For that, i searched it on Github, but it didn't work on my program. https://github.com/timgrossmann/InstaPy/issues/3311

from apscheduler.schedulers.blocking import BlockingScheduler
import random
from selenium import webdriver
from selenium.webdriver.chrome.options import Options
from random_user_agent.user_agent import UserAgent
from random_user_agent.params import HardwareType, OperatingSystem

def randomUserAgent():
    operating_systems = [OperatingSystem.IOS.value, OperatingSystem.ANDROID.value]
    hardware_types = [HardwareType.MOBILE.value]
    user_agent_rotator = UserAgent(operating_systems=operating_systems,hardware_types=hardware_types)
    ua = user_agent_rotator.get_random_user_agent()
    return ua

def mainBody(times):
    for i in range(times):
        n = 0
        randomUrl = 'https://www.thermofisher.com/'
        driver.set_window_size(375, 677)
        driver.get(randomUrl)
        driver.delete_all_cookies()
        driver.quit()


if __name__=='__main__':
    Times = [5]
    Timer = ['2019-5-6 23:06:30']
    ua = randomUserAgent()
    opts = Options()
    opts.add_argument(ua)
    driver = webdriver.Chrome('/chromedriver',options=opts)
    for i in range(10):
        scheduler = BlockingScheduler()
        times = int(Times[i])
        scheduler.add_job(mainBody, 'date', run_date=Timer[i], args=[times])
        scheduler.start()

Solution

  • The problem seems to be with the driver trying to share sessions. Having each loop create it's own driver solves the error for me.

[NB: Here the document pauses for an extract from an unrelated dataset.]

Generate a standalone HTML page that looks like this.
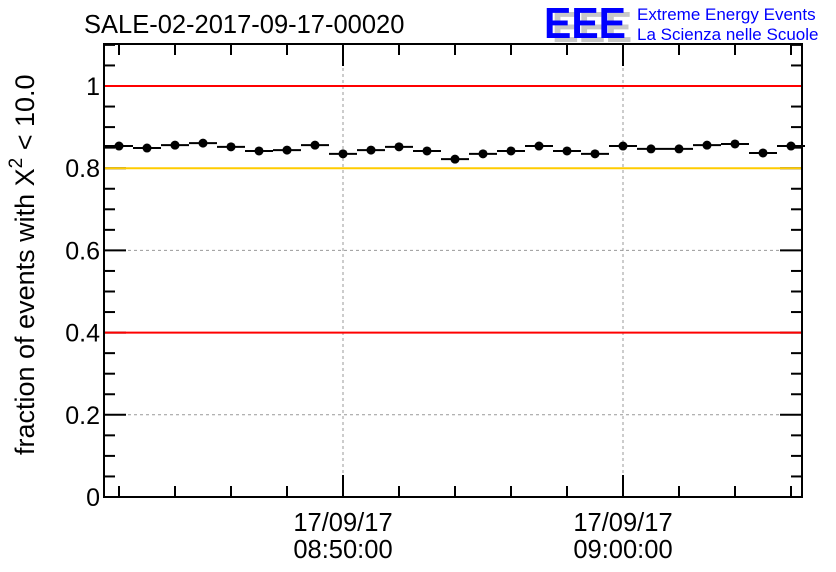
<!DOCTYPE html>
<html><head><meta charset="utf-8"><style>
body{margin:0;background:#fff;width:836px;height:572px;overflow:hidden}
svg{display:block;font-family:"Liberation Sans",sans-serif}
</style></head><body>
<svg id="chart" width="836" height="572" viewBox="0 0 836 572"></svg>
<script>
const times=["08:42","08:43","08:44","08:45","08:46","08:47","08:48","08:49","08:50","08:51","08:52","08:53","08:54","08:55","08:56","08:57","08:58","08:59","09:00","09:01","09:02","09:03","09:04","09:05","09:06"];
const fractions=[0.854,0.849,0.856,0.861,0.852,0.842,0.844,0.856,0.835,0.844,0.852,0.842,0.822,0.835,0.842,0.854,0.842,0.835,0.854,0.847,0.847,0.856,0.859,0.837,0.854];
const yTicks=[0,0.2,0.4,0.6,0.8,1];
const yTickLabels=["0","0.2","0.4","0.6","0.8","1"];
const xLabels=["08:50","09:00"];
const refLines=[{v:1,c:"#ff0000",n:"upper-red-line"},{v:0.8,c:"#ffcc00",n:"yellow-threshold-line"},{v:0.4,c:"#ff0000",n:"lower-red-line"}];

const svg=document.getElementById('chart');
const NS="http://www.w3.org/2000/svg";
const L=104,R=802,T=44,B=497;
const minToMin=s=>{const[h,m]=s.split(':').map(Number);return h*60+m;};
const t0=minToMin("08:50");
const xs=m=>343+(m-t0)*28;
const ys=v=>B-v*411;
function el(tag,attrs,parent){const e=document.createElementNS(NS,tag);for(const k in attrs)e.setAttribute(k,attrs[k]);(parent||svg).appendChild(e);return e;}

// grid
xLabels.forEach(lab=>{const g=el('line',{x1:xs(minToMin(lab)),x2:xs(minToMin(lab)),y1:T,y2:B,stroke:'#999','stroke-dasharray':'3,3'});

});
yTicks.forEach(v=>{if(v===0)return;const g=el('line',{x1:L,x2:R,y1:ys(v),y2:ys(v),stroke:'#999','stroke-dasharray':'3,3'});

});
// y ticks
for(let k=0;k<=22;k++){const v=k*0.05,y=ys(v);const major=k%4===0;const len=major?22:11;
el('line',{x1:L,x2:L+len,y1:y,y2:y,stroke:'#000','stroke-width':2});
el('line',{x1:R-len,x2:R,y1:y,y2:y,stroke:'#000','stroke-width':2});}
// x ticks
for(let m=t0-8;m<=t0+16;m+=2){const x=xs(m);if(x<L||x>R)continue;const major=(m-t0)%10===0;const len=major?22:11;
el('line',{x1:x,x2:x,y1:B-len,y2:B,stroke:'#000','stroke-width':2});
el('line',{x1:x,x2:x,y1:T,y2:T+len,stroke:'#000','stroke-width':2});}
// ref lines
refLines.forEach(r=>{const g=el('line',{x1:L,x2:R,y1:ys(r.v),y2:ys(r.v),stroke:r.c,'stroke-width':2});

});
// data
times.forEach((t,i)=>{const cx=xs(minToMin(t)),cy=ys(fractions[i]);
const h=el('line',{x1:cx-14,x2:cx+14,y1:cy,y2:cy,stroke:'#000','stroke-width':2});


const c=el('circle',{cx:cx,cy:cy,r:4.5,fill:'#000'});

});
// frame
const f=el('rect',{x:L,y:T,width:R-L,height:B-T,fill:'none',stroke:'#000','stroke-width':2});


yTicks.forEach((v,i)=>{const t=el('text',{x:L-4,y:ys(v)+9,'text-anchor':'end','font-size':25});t.textContent=yTickLabels[i];

});
xLabels.forEach(lab=>{const x=xs(minToMin(lab));
const t1=el('text',{x:x,y:531,'text-anchor':'middle','font-size':25.5});t1.textContent='17/09/17';


const t2=el('text',{x:x,y:558,'text-anchor':'middle','font-size':25.5});t2.textContent=lab+':00';

});
</script>
<svg style="position:absolute;left:0;top:0" width="836" height="572">
<text x="84" y="33" font-size="25.5" font-family="Liberation Sans,sans-serif">SALE-02-2017-09-17-00020</text>
<text transform="translate(34,455) rotate(-90)" font-size="27" font-family="Liberation Sans,sans-serif">fraction of events with X<tspan dy="-12" font-size="19">2</tspan><tspan dy="12"> &lt; 10.0</tspan></text>
<g font-family="Liberation Sans,sans-serif" font-weight="bold" font-size="44">
<text x="552" y="42" fill="#c8c8c8" textLength="80" lengthAdjust="spacingAndGlyphs">EEE</text>
<text x="544" y="38" fill="#0000ff" textLength="82" lengthAdjust="spacingAndGlyphs">EEE</text>
</g>
<text x="637" y="20" font-size="17" fill="#0000ff" font-family="Liberation Sans,sans-serif">Extreme Energy Events</text>
<text x="637" y="40" font-size="17" fill="#0000ff" font-family="Liberation Sans,sans-serif">La Scienza nelle Scuole</text>
</svg>
</body></html>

    from apscheduler.schedulers.blocking import BlockingScheduler
    import random
    from selenium import webdriver
    from selenium.webdriver.chrome.options import Options
    from random_user_agent.user_agent import UserAgent
    from random_user_agent.params import HardwareType, OperatingSystem
    
    def randomUserAgent():
        operating_systems = [OperatingSystem.IOS.value, OperatingSystem.ANDROID.value]
        hardware_types = [HardwareType.MOBILE.value]
        user_agent_rotator = UserAgent(operating_systems=operating_systems,hardware_types=hardware_types)
        ua = user_agent_rotator.get_random_user_agent()
        return ua
    
    def mainBody(times):
        for i in range(times):
            n = 0
            randomUrl = 'https://www.thermofisher.com/'
            driver = webdriver.Chrome('/chromedriver',options=opts)
            driver.set_window_size(375, 677)
            driver.get(randomUrl)
            driver.delete_all_cookies()
            driver.quit()
    
    
    if __name__=='__main__':
        Times = [5]
        Timer = ['2019-5-6 23:06:30']
        ua = randomUserAgent()
        opts = Options()
        opts.add_argument(ua)
        for i in range(10):
            scheduler = BlockingScheduler()
            times = int(Times[i])
            scheduler.add_job(mainBody, 'date', run_date=Timer[i], args=[times])
            scheduler.start()